* WHAT IS REQUIRED
Include the line containing "import plotly.graph_objects as go" and all lines before it, repeated exactly from the listing below, without pictures.

* SUPPLIED DATA
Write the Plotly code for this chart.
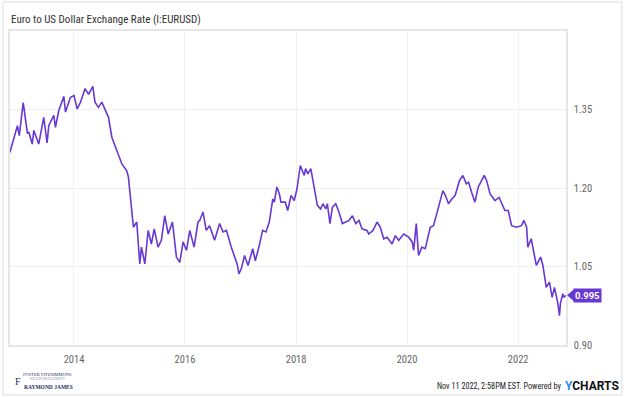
import plotly.graph_objects as go

dates = [
    "2012-11-05", "2012-12-03", "2012-12-25", "2013-01-06", "2013-02-01", "2013-03-01",
    "2013-03-10", "2013-04-01", "2013-04-12", "2013-05-14", "2013-06-16", "2013-07-08",
    "2013-07-19", "2013-08-21", "2013-09-01", "2013-09-23", "2013-10-26", "2013-11-06",
    "2013-12-08", "2014-01-01", "2014-01-22", "2014-02-13", "2014-03-15", "2014-04-07",
    "2014-05-05", "2014-05-19", "2014-06-11", "2014-07-03", "2014-08-16", "2014-09-07",
    "2014-10-09", "2014-11-12", "2014-12-14", "2014-12-25", "2015-01-27", "2015-02-18",
    "2015-03-10", "2015-03-21", "2015-04-12", "2015-05-04", "2015-05-25", "2015-06-13",
    "2015-07-08", "2015-07-30", "2015-08-21", "2015-09-13", "2015-10-11", "2015-11-06",
    "2015-11-28", "2015-12-20", "2016-01-11", "2016-02-02", "2016-03-01", "2016-03-27",
    "2016-04-07", "2016-04-29", "2016-05-20", "2016-06-11", "2016-07-14", "2016-08-16",
    "2016-09-08", "2016-09-30", "2016-11-01", "2016-11-23", "2016-12-10", "2016-12-21",
    "2017-01-06", "2017-01-27", "2017-02-19", "2017-03-22", "2017-04-08", "2017-05-04",
    "2017-05-26", "2017-06-17", "2017-07-09", "2017-08-01", "2017-08-11", "2017-08-28",
    "2017-09-13", "2017-09-24", "2017-10-22", "2017-11-07", "2017-11-29", "2017-12-20",
    "2018-01-07", "2018-01-29", "2018-02-24", "2018-03-05", "2018-03-20", "2018-04-08",
    "2018-04-29", "2018-05-21", "2018-06-12", "2018-06-27", "2018-07-15", "2018-07-26",
    "2018-08-12", "2018-08-28", "2018-09-19", "2018-10-10", "2018-11-02", "2018-11-24",
    "2018-12-15", "2019-01-07", "2019-01-29", "2019-02-19", "2019-03-11", "2019-04-13",
    "2019-04-24", "2019-05-22", "2019-06-18", "2019-07-09", "2019-08-01", "2019-08-23",
    "2019-09-25", "2019-10-16", "2019-11-07", "2019-12-10", "2020-01-12", "2020-02-04",
    "2020-02-14", "2020-03-02", "2020-03-17", "2020-04-08", "2020-04-30", "2020-06-02",
    "2020-06-23", "2020-07-15", "2020-08-02", "2020-08-24", "2020-09-09", "2020-09-30",
    "2020-10-22", "2020-11-13", "2020-12-11", "2021-01-03", "2021-01-25", "2021-02-09",
    "2021-03-01", "2021-03-23", "2021-04-14", "2021-05-06", "2021-05-23", "2021-06-08",
    "2021-06-30", "2021-08-01", "2021-08-29", "2021-10-06", "2021-10-28", "2021-11-19",
    "2021-12-21", "2022-01-23", "2022-02-08", "2022-02-26", "2022-03-06", "2022-03-28",
    "2022-05-01", "2022-05-29", "2022-06-13", "2022-07-05", "2022-07-26", "2022-08-13",
    "2022-08-28", "2022-09-20", "2022-09-30", "2022-10-06", "2022-10-22", "2022-10-28",
    "2022-11-11",
]
eurusd = [
    1.268, 1.294, 1.319, 1.300, 1.363, 1.304,
    1.307, 1.284, 1.310, 1.284, 1.335, 1.286,
    1.319, 1.339, 1.316, 1.348, 1.375, 1.345,
    1.373, 1.377, 1.351, 1.364, 1.390, 1.379,
    1.394, 1.364, 1.354, 1.364, 1.335, 1.297,
    1.272, 1.246, 1.233, 1.221, 1.125, 1.135,
    1.055, 1.087, 1.055, 1.119, 1.093, 1.122,
    1.087, 1.100, 1.147, 1.112, 1.135, 1.068,
    1.058, 1.097, 1.081, 1.119, 1.087, 1.135,
    1.138, 1.154, 1.119, 1.128, 1.100, 1.132,
    1.116, 1.119, 1.087, 1.068, 1.054, 1.036,
    1.046, 1.071, 1.052, 1.084, 1.061, 1.090,
    1.119, 1.116, 1.135, 1.179, 1.173, 1.202,
    1.189, 1.173, 1.173, 1.157, 1.186, 1.176,
    1.198, 1.243, 1.224, 1.237, 1.227, 1.237,
    1.205, 1.167, 1.160, 1.170, 1.160, 1.170,
    1.132, 1.163, 1.170, 1.154, 1.132, 1.135,
    1.138, 1.147, 1.132, 1.138, 1.122, 1.119,
    1.112, 1.119, 1.135, 1.125, 1.103, 1.106,
    1.093, 1.109, 1.100, 1.112, 1.106, 1.097,
    1.081, 1.132, 1.071, 1.087, 1.084, 1.125,
    1.128, 1.151, 1.173, 1.195, 1.186, 1.170,
    1.179, 1.186, 1.214, 1.224, 1.208, 1.211,
    1.192, 1.173, 1.202, 1.214, 1.224, 1.214,
    1.189, 1.176, 1.182, 1.157, 1.157, 1.128,
    1.125, 1.128, 1.138, 1.125, 1.087, 1.103,
    1.052, 1.068, 1.052, 1.010, 1.020, 0.991,
    1.010, 0.979, 0.956, 0.979, 0.998, 0.991,
    0.995,
]

x_tick_vals = ["2014-01-01", "2016-01-01", "2018-01-01", "2020-01-01", "2022-01-01"]
x_tick_text = ["2014", "2016", "2018", "2020", "2022"]
y_tick_vals = [0.90, 1.05, 1.20, 1.35]
y_tick_text = ["0.90", "1.05", "1.20", "1.35"]

title_text = "Euro to US Dollar Exchange Rate (I:EURUSD)"
last_label = "0.995"
footer_text = "Nov 11 2022, 2:58PM EST. Powered by"

PURPLE = "#6838d2"
FONT = "Roboto"
NARROW = "Roboto Condensed, Liberation Sans Narrow, DejaVu Sans Condensed, Roboto"
W, H = 624, 397
L, R, T, B = 8, 58, 31, 52
PW, PH = W - L - R, H - T - B


def px(x):
    return (x - L) / PW


def py(y):
    return (H - B - y) / PH


fig = go.Figure()
fig.add_trace(go.Scatter(
    x=dates, y=eurusd, mode="lines",
    line=dict(color=PURPLE, width=1.6),
    hoverinfo="x+y", showlegend=False,
))

fig.update_layout(
    width=W, height=H,
    margin=dict(l=L, r=R, t=T, b=B),
    paper_bgcolor="white", plot_bgcolor="white",
    font=dict(family=FONT, color="#666666", size=11),
    xaxis=dict(
        range=["2012-11-06", "2022-11-12"],
        tickvals=x_tick_vals, ticktext=x_tick_text,
        showgrid=True, gridcolor="#f0f0f0", gridwidth=1,
        showline=True, linecolor="#e6e6e6", linewidth=1.5, mirror=True,
        zeroline=False, ticks="", ticklabelstandoff=4,
        tickfont=dict(family=NARROW, size=10.5, color="#666666"),
    ),
    yaxis=dict(
        range=[0.90, 1.50], side="right",
        tickvals=y_tick_vals, ticktext=y_tick_text,
        showgrid=True, gridcolor="#f0f0f0", gridwidth=1,
        showline=True, linecolor="#e6e6e6", linewidth=1.5, mirror=True,
        zeroline=False, ticks="", ticklabelstandoff=4,
        tickfont=dict(family=NARROW, size=10.5, color="#666666"),
    ),
)

# outer frame
fig.add_shape(type="rect", xref="paper", yref="paper",
              x0=px(1), x1=px(622), y0=py(395), y1=py(2),
              line=dict(color="#dddddd", width=1), layer="below")

# title
fig.add_annotation(xref="paper", yref="paper", x=px(7), y=py(19),
                   xanchor="left", yanchor="middle", showarrow=False,
                   text=title_text, font=dict(family=NARROW, size=11, color="#333333"))

# last value tag
fig.add_shape(type="path", xref="paper", yref="y", xsizemode="pixel", ysizemode="pixel",
              xanchor=1, yanchor=eurusd[-1],
              path="M 1,0 L 8,6 L 8,-6 Z",
              fillcolor=PURPLE, line=dict(width=0))
fig.add_annotation(xref="paper", yref="y", x=1, y=eurusd[-1], xshift=7,
                   xanchor="left", yanchor="middle", showarrow=False,
                   text="<b>" + last_label + "</b>", bgcolor=PURPLE, borderpad=1,
                   font=dict(family=FONT, size=9.5, color="white"))

# footer
fig.add_annotation(xref="paper", yref="paper", x=px(563), y=py(386),
                   xanchor="right", yanchor="middle", showarrow=False,
                   text=footer_text, font=dict(family=NARROW, size=8.2, color="#222222"))
fig.add_annotation(xref="paper", yref="paper", x=px(621), y=py(386),
                   xanchor="right", yanchor="middle", showarrow=False,
                   text="<span style='color:#2d8cf0'>Y</span>CHARTS",
                   font=dict(family=FONT, size=12, color="#111111", weight="bold"))

# logo
NAVY = "#1f2f5c"
SERIF = "Liberation Serif"
fig.add_annotation(xref="paper", yref="paper", x=px(16), y=py(381),
                   xanchor="center", yanchor="middle", showarrow=False,
                   text="F", font=dict(family=SERIF, size=10, color=NAVY))
fig.add_annotation(xref="paper", yref="paper", x=px(46), y=py(374.5),
                   xanchor="center", yanchor="middle", showarrow=False,
                   text="FOSTER FITZSIMMONS", font=dict(family=SERIF, size=4.5, color=NAVY))
fig.add_annotation(xref="paper", yref="paper", x=px(46), y=py(378.5),
                   xanchor="center", yanchor="middle", showarrow=False,
                   text="WEALTH MANAGEMENT", font=dict(family=SERIF, size=3, color="#8a93ad"))
fig.add_annotation(xref="paper", yref="paper", x=px(47), y=py(387),
                   xanchor="center", yanchor="middle", showarrow=False,
                   text="<b>RAYMOND JAMES</b>", font=dict(family=SERIF, size=5.5, color=NAVY))

fig.write_html("out.html", config={"displayModeBar": False},
               post_script="document.body.style.margin='0';document.body.style.overflow='hidden';")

* IN RESPONSE
Write the Plotly code for this chart.
import plotly.graph_objects as go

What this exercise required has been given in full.